Les États américains qui souhaitent exécuter par injection létale des prisonniers condamnés à la peine capitale ont de plus en plus de difficulté à obtenir les produits pharmaceutiques requis.

La pénurie est si sévère que les autorités carcérales s'approvisionnent de plus en plus souvent auprès de pharmacies non homologuées par le gouvernement fédéral. Au risque d'hériter de produits déficients qui peuvent aboutir, au dire des organisations de défense des droits de l'homme, à des exécutions «bâclées» assimilables à une forme de torture.

Souffrances

Ce risque a notamment été mis en évidence en janvier lors de l'exécution, dans l'État de l'Oklahoma, de Michael Lee Wilson.

L'homme de 38 ans, condamné pour meurtre, a déclaré qu'il «sentait son corps brûler» au moment de l'exécution, ce qui a soulevé des doutes sur la qualité du barbiturique utilisé. Le producteur européen traditionnel de l'anesthésiant en question, le pentobarbital, refuse de le fournir aux États-Unis, par crainte qu'il serve à la peine capitale, ce qui a obligé les autorités à faire affaire avec un fournisseur non identifié.

«On ne connaît pas la provenance exacte du pentobarbital utilisé, alors il est difficile de savoir si c'est ça qui explique les souffrances du prisonnier», note Richard Dieter, directeur du Death Penalty Information Center (DPIC), un groupe de recherche de Washington.

Cocktail inusité

En Ohio, une autre exécution a soulevé la polémique après que les autorités carcérales eurent utilisé un cocktail médicamenteux inusité pour parvenir à leurs fins.

Des témoins ont rapporté que Dennis McGuire, un homme de 53 ans condamné à mort pour le viol et le meurtre d'une jeune femme, a semblé souffrir pendant de longues minutes. Son fils a déclaré qu'il était secoué de spasmes et suffoquait, alors que les prisonniers exécutés sombrent normalement dans l'inconscience avant de mourir.

Le retrait du marché américain de produits longtemps utilisés pour les exécutions capitales est en partie imputable aux pressions exercées par l'Union européenne, qui a interdit aux entreprises du continent de les vendre aux États-Unis il y a quelques années.

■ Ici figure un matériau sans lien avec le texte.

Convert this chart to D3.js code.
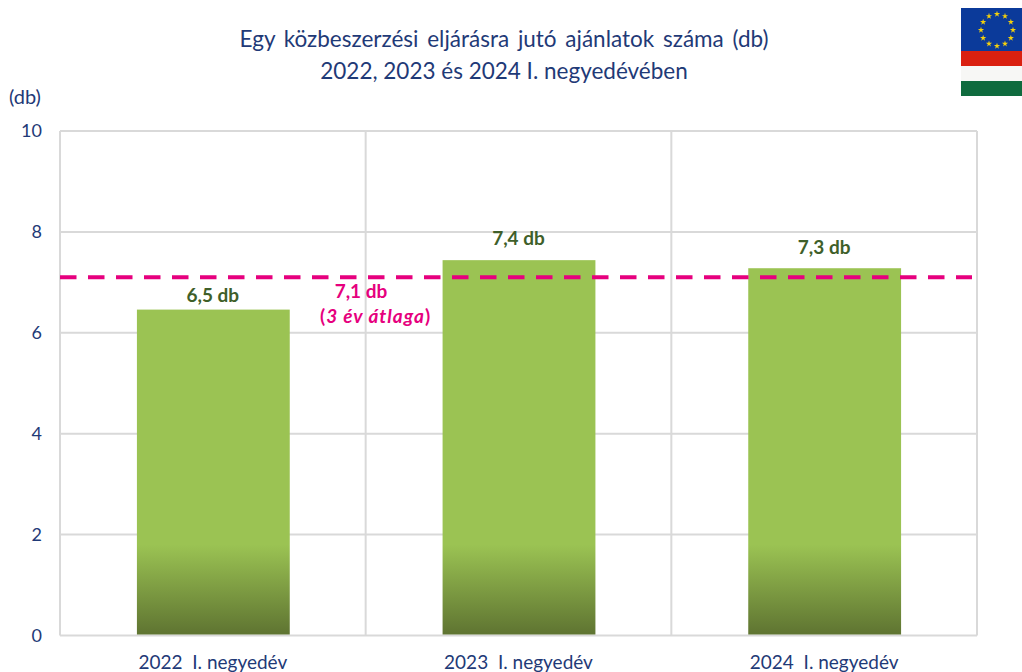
<!DOCTYPE html>
<html><head><meta charset="utf-8">
<script src="https://cdn.jsdelivr.net/npm/d3@7"></script>
<style>html,body{margin:0;padding:0;background:#fff}svg{display:block}text{font-family:Lato,"Open Sans",sans-serif}</style>
</head><body><div id="c"></div>
<script>
const categories = ["2022  I. negyedév","2023  I. negyedév","2024  I. negyedév"];
const values = [6.46,7.44,7.28];
const average = 7.1;
const yTicks = [0,2,4,6,8,10];
const titleLines = ["Egy közbeszerzési eljárásra jutó ajánlatok száma (db)","2022, 2023 és 2024 I. negyedévében"];
const avgLabel = "7,1 db";
const avgNote = ["(","3 év átlaga",")"];
const yUnit = "(db)";
const flagStripes = ["#DA2010","#F7F7F5","#0F6B3E"];
const starAngles = d3.range(0,360,30);

const W=1022,H=672;
const L=60,R=977,T=131,B=635.5;
const navy="#1F3A77",grid="#D9D9D9",green="#3F5F2A",pink="#E6007E";
const labelLift=[8,15,14];
const svg=d3.select("#c").append("svg").attr("width",W).attr("height",H);
const x=d3.scaleBand().domain(categories).range([L,R]).paddingInner(0.5).paddingOuter(0.25);
const y=d3.scaleLinear().domain([0,10]).range([B,T]);
const step=x.step();

const grad=svg.append("defs").append("linearGradient").attr("id","g").attr("gradientUnits","userSpaceOnUse")
 .attr("x1",0).attr("x2",0).attr("y1",y(1.8)).attr("y2",y(0));
grad.append("stop").attr("offset",0).attr("stop-color","#9BC353");
grad.append("stop").attr("offset",1).attr("stop-color","#5E7331");

// grid
svg.append("g").selectAll("line").data(yTicks).join("line")
 .attr("x1",L).attr("x2",R).attr("y1",d=>y(d)).attr("y2",d=>y(d)).attr("stroke",grid).attr("stroke-width",2);
svg.append("g").selectAll("line").data([0,1,2,3]).join("line")
 .attr("x1",d=>L+d*step).attr("x2",d=>L+d*step).attr("y1",T).attr("y2",B).attr("stroke",grid).attr("stroke-width",2);

// bars
svg.append("g").selectAll("rect").data(values).join("rect")
 .attr("x",(d,i)=>x(categories[i])+0.5).attr("width",x.bandwidth())
 .attr("y",d=>y(d)).attr("height",d=>B-y(d)-1).attr("fill","url(#g)");

// average line
svg.append("line").attr("x1",L).attr("x2",972).attr("y1",y(average)).attr("y2",y(average))
 .attr("stroke",pink).attr("stroke-width",4).attr("stroke-dasharray","16.5 11.5");

// bar labels
const fmt=d=>d.toFixed(1).replace(".",",")+" db";
svg.append("g").selectAll("text").data(values).join("text")
 .attr("x",(d,i)=>x(categories[i])+x.bandwidth()/2).attr("y",(d,i)=>y(d)-labelLift[i])
 .attr("text-anchor","middle").attr("font-size",19).attr("font-weight",700).attr("fill",green).text(fmt);

// avg label
svg.append("text").attr("x",361).attr("y",298).attr("text-anchor","middle").attr("font-size",19).attr("font-weight",700).attr("fill",pink).text(avgLabel);
const n=svg.append("text").attr("x",375.5).attr("y",323).attr("text-anchor","middle").attr("font-size",19).attr("font-weight",700).attr("letter-spacing",1).attr("fill",pink);
avgNote.forEach((t,i)=>n.append("tspan").attr("font-style",i==1?"italic":"normal").text(t));

// y ticks
svg.append("g").selectAll("text").data(yTicks).join("text")
 .attr("x",42).attr("y",d=>y(d)+6).attr("text-anchor","end").attr("font-size",18).attr("fill",navy).text(d=>d);
svg.append("text").attr("x",9).attr("y",104).attr("font-size",20).attr("fill",navy).text(yUnit);

// x labels
svg.append("g").selectAll("text").data(categories).join("text")
 .attr("x",d=>x(d)+x.bandwidth()/2).attr("y",669).attr("text-anchor","middle").attr("font-size",19).attr("fill",navy)
 .style("white-space","pre").text(d=>d);

// title
svg.append("g").selectAll("text").data(titleLines).join("text")
 .attr("x",504).attr("y",(d,i)=>47+i*32).attr("text-anchor","middle").attr("font-size",22.5)
 .attr("word-spacing",(d,i)=>i==0?3:0).attr("fill",navy).text(d=>d);

// flag
const fx=961,fw=61,fy=8;
const f=svg.append("g");
f.append("rect").attr("x",fx).attr("y",fy).attr("width",fw).attr("height",43).attr("fill","#0B3A9A");
f.selectAll(".s").data(flagStripes).join("rect").attr("class","s")
 .attr("x",fx).attr("y",(d,i)=>51+i*15).attr("width",fw).attr("height",15).attr("fill",d=>d);
const star=d3.symbol().type(d3.symbolStar).size(12);
f.selectAll("path").data(starAngles).join("path").attr("d",star).attr("fill","#F4D00C")
 .attr("transform",d=>`translate(${997+16*Math.sin(d*Math.PI/180)},${30-16*Math.cos(d*Math.PI/180)})`);
</script></body></html>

La législation en question est en voie d'être amendée pour s'étendre automatiquement à tout produit alternatif utilisé par les États américains dans l'application de la peine de mort, note en entrevue Maya Foa, qui mène la campagne contre la peine capitale de l'organisation anglaise Reprieve.

Nombre de sociétés pharmaceutiques américaines refusent aussi aujourd'hui que leurs produits servent pour appliquer la peine de mort. «C'est à la fois une question de moralité et d'image», souligne le militant. La crainte d'un mouvement de retrait des actionnaires explique aussi leur prudence.

L'impossibilité de se tourner vers des fournisseurs établis explique que plusieurs États appliquant la peine de mort font aujourd'hui appel à des pharmacies non réglementées par la Food and Drug Administration (FDA).

Ces pharmacies, censées produire à petite échelle, sont beaucoup moins fiables, note Richard Dieter. Un établissement de ce type avait notamment été identifié il y a quelques années comme la source d'une épidémie de méningite ayant tué plus de 60 personnes.

L'incertitude entourant la qualité des produits obtenus par cette voie peut être lourde de conséquences pour les prisonniers, qui risquent de souffrir inutilement, insiste le dirigeant du DPIC.

Mme Foa, de Reprieve, pense que les exécutions «bâclées» pourraient se multiplier aux États-Unis et alimenter le mouvement en faveur de l'abolition de la peine de mort.

M. Dieter est plus sceptique. «Je pense que les États qui souhaitent poursuivre les exécutions par injection létale continueront de trouver ce qu'il leur faut quelque part, de quelqu'un... L'avenir de la peine de mort ne sera pas déterminé par une question d'accessibilité aux produits pharmaceutiques», dit-il.